TASK STATEMENT:
Repeat the listing exactly as given, omitting every image.

DATA:
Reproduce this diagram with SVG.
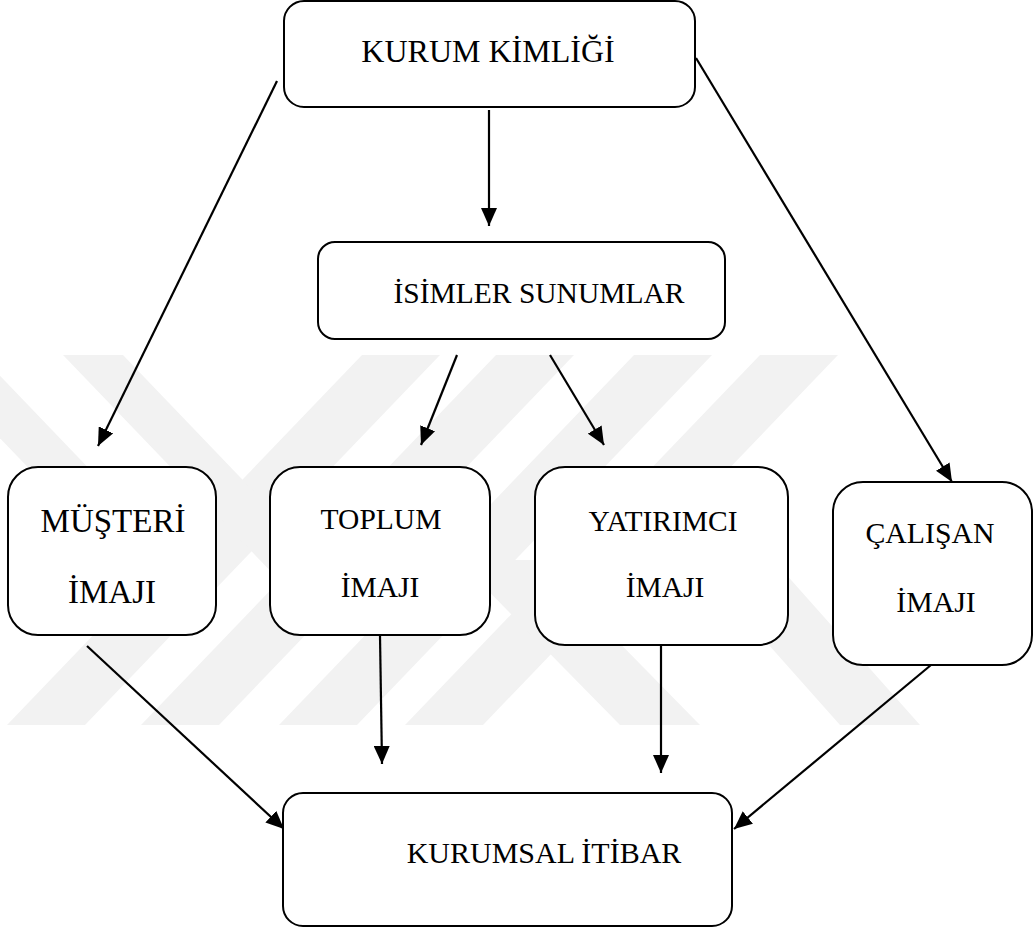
<svg xmlns="http://www.w3.org/2000/svg" width="1036" height="928" viewBox="0 0 1036 928">
  <style>
    .box { fill: #ffffff; stroke: #000000; stroke-width: 2; }
    .lbl { font-family: 'Liberation Serif', 'Times New Roman', serif; fill: #000000; }
    .wm { fill: #f2f2f2; stroke: none; }
    .conn line { stroke: #000000; stroke-width: 2.2; marker-end: url(#arr); }
  </style>
  <defs>
    <marker id="arr" markerUnits="userSpaceOnUse" markerWidth="19" markerHeight="16" refX="18" refY="8" orient="auto">
      <path d="M0,0 L18,8 L0,16 z" fill="#000000"/>
    </marker>
  </defs>
  <rect x="0" y="0" width="1036" height="928" fill="#ffffff"/>
  <g id="watermark">
    <polygon class="wm" points="7,725 85,725 440,355 362,355"/>
    <polygon class="wm" points="141,725 219,725 574,355 496,355"/>
    <polygon class="wm" points="279,725 357,725 712,355 634,355"/>
    <polygon class="wm" points="405,725 483,725 838,355 760,355"/>
    <polygon class="wm" points="63,355 123,355 309,549 280,581"/>
    <polygon class="wm" points="-80,355 -20,355 171,554 141,585"/>
    <polygon class="wm" points="458,560 538,560 700,725 620,725"/>
    <polygon class="wm" points="640,500 720,500 920,725 840,725"/>
  </g>
  <g class="conn" id="connectors">
    <line x1="489" y1="110" x2="489" y2="226"/>
    <line x1="277" y1="81" x2="98" y2="446"/>
    <line x1="696" y1="58" x2="952" y2="482"/>
    <line x1="457" y1="355" x2="421" y2="445"/>
    <line x1="550" y1="355" x2="604" y2="445"/>
    <line x1="87" y1="646" x2="284" y2="829"/>
    <line x1="380" y1="636" x2="382" y2="764"/>
    <line x1="661" y1="645" x2="661" y2="773"/>
    <line x1="931" y1="665" x2="734" y2="829"/>
  </g>
  <g id="kurum-kimligi">
    <rect class="box" x="284" y="1" width="411" height="106" rx="20" ry="20"/>
    <text class="lbl" x="488" y="62" font-size="32" text-anchor="middle">KURUM KİMLİĞİ</text>
  </g>
  <g id="isimler-sunumlar">
    <rect class="box" x="318" y="242" width="407" height="97" rx="17" ry="17"/>
    <text class="lbl" x="539" y="303" font-size="29.5" text-anchor="middle">İSİMLER SUNUMLAR</text>
  </g>
  <g id="musteri-imaji">
    <rect class="box" x="8" y="467" width="208" height="168" rx="30" ry="30"/>
    <text class="lbl" x="113" y="532" font-size="33" text-anchor="middle">MÜŞTERİ</text>
    <text class="lbl" x="112" y="603" font-size="33" text-anchor="middle">İMAJI</text>
  </g>
  <g id="toplum-imaji">
    <rect class="box" x="270" y="467" width="220" height="168" rx="30" ry="30"/>
    <text class="lbl" x="381" y="529" font-size="29.5" text-anchor="middle">TOPLUM</text>
    <text class="lbl" x="380" y="597" font-size="29.5" text-anchor="middle">İMAJI</text>
  </g>
  <g id="yatirimci-imaji">
    <rect class="box" x="535" y="467" width="253" height="178" rx="30" ry="30"/>
    <text class="lbl" x="663" y="531" font-size="29.5" text-anchor="middle">YATIRIMCI</text>
    <text class="lbl" x="665" y="597" font-size="29.5" text-anchor="middle">İMAJI</text>
  </g>
  <g id="calisan-imaji">
    <rect class="box" x="833" y="482" width="199" height="183" rx="30" ry="30"/>
    <text class="lbl" x="930" y="543" font-size="29.8" text-anchor="middle">ÇALIŞAN</text>
    <text class="lbl" x="936" y="612" font-size="29.8" text-anchor="middle">İMAJI</text>
  </g>
  <g id="kurumsal-itibar">
    <rect class="box" x="283" y="793" width="449" height="133" rx="20" ry="20"/>
    <text class="lbl" x="544" y="863" font-size="30" text-anchor="middle">KURUMSAL İTİBAR</text>
  </g>
</svg>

ANSWER TO THIS EXERCISE:
Reproduce this diagram with SVG.
<svg xmlns="http://www.w3.org/2000/svg" width="1036" height="928" viewBox="0 0 1036 928">
  <style>
    .box { fill: #ffffff; stroke: #000000; stroke-width: 2; }
    .lbl { font-family: 'Liberation Serif', 'Times New Roman', serif; fill: #000000; }
    .wm { fill: #f2f2f2; stroke: none; }
    .conn line { stroke: #000000; stroke-width: 2.2; marker-end: url(#arr); }
  </style>
  <defs>
    <marker id="arr" markerUnits="userSpaceOnUse" markerWidth="19" markerHeight="16" refX="18" refY="8" orient="auto">
      <path d="M0,0 L18,8 L0,16 z" fill="#000000"/>
    </marker>
  </defs>
  <rect x="0" y="0" width="1036" height="928" fill="#ffffff"/>
  <g id="watermark">
    <polygon class="wm" points="7,725 85,725 440,355 362,355"/>
    <polygon class="wm" points="141,725 219,725 574,355 496,355"/>
    <polygon class="wm" points="279,725 357,725 712,355 634,355"/>
    <polygon class="wm" points="405,725 483,725 838,355 760,355"/>
    <polygon class="wm" points="63,355 123,355 309,549 280,581"/>
    <polygon class="wm" points="-80,355 -20,355 171,554 141,585"/>
    <polygon class="wm" points="458,560 538,560 700,725 620,725"/>
    <polygon class="wm" points="640,500 720,500 920,725 840,725"/>
  </g>
  <g class="conn" id="connectors">
    <line x1="489" y1="110" x2="489" y2="226"/>
    <line x1="277" y1="81" x2="98" y2="446"/>
    <line x1="696" y1="58" x2="952" y2="482"/>
    <line x1="457" y1="355" x2="421" y2="445"/>
    <line x1="550" y1="355" x2="604" y2="445"/>
    <line x1="87" y1="646" x2="284" y2="829"/>
    <line x1="380" y1="636" x2="382" y2="764"/>
    <line x1="661" y1="645" x2="661" y2="773"/>
    <line x1="931" y1="665" x2="734" y2="829"/>
  </g>
  <g id="kurum-kimligi">
    <rect class="box" x="284" y="1" width="411" height="106" rx="20" ry="20"/>
    <text class="lbl" x="488" y="62" font-size="32" text-anchor="middle">KURUM KİMLİĞİ</text>
  </g>
  <g id="isimler-sunumlar">
    <rect class="box" x="318" y="242" width="407" height="97" rx="17" ry="17"/>
    <text class="lbl" x="539" y="303" font-size="29.5" text-anchor="middle">İSİMLER SUNUMLAR</text>
  </g>
  <g id="musteri-imaji">
    <rect class="box" x="8" y="467" width="208" height="168" rx="30" ry="30"/>
    <text class="lbl" x="113" y="532" font-size="33" text-anchor="middle">MÜŞTERİ</text>
    <text class="lbl" x="112" y="603" font-size="33" text-anchor="middle">İMAJI</text>
  </g>
  <g id="toplum-imaji">
    <rect class="box" x="270" y="467" width="220" height="168" rx="30" ry="30"/>
    <text class="lbl" x="381" y="529" font-size="29.5" text-anchor="middle">TOPLUM</text>
    <text class="lbl" x="380" y="597" font-size="29.5" text-anchor="middle">İMAJI</text>
  </g>
  <g id="yatirimci-imaji">
    <rect class="box" x="535" y="467" width="253" height="178" rx="30" ry="30"/>
    <text class="lbl" x="663" y="531" font-size="29.5" text-anchor="middle">YATIRIMCI</text>
    <text class="lbl" x="665" y="597" font-size="29.5" text-anchor="middle">İMAJI</text>
  </g>
  <g id="calisan-imaji">
    <rect class="box" x="833" y="482" width="199" height="183" rx="30" ry="30"/>
    <text class="lbl" x="930" y="543" font-size="29.8" text-anchor="middle">ÇALIŞAN</text>
    <text class="lbl" x="936" y="612" font-size="29.8" text-anchor="middle">İMAJI</text>
  </g>
  <g id="kurumsal-itibar">
    <rect class="box" x="283" y="793" width="449" height="133" rx="20" ry="20"/>
    <text class="lbl" x="544" y="863" font-size="30" text-anchor="middle">KURUMSAL İTİBAR</text>
  </g>
</svg>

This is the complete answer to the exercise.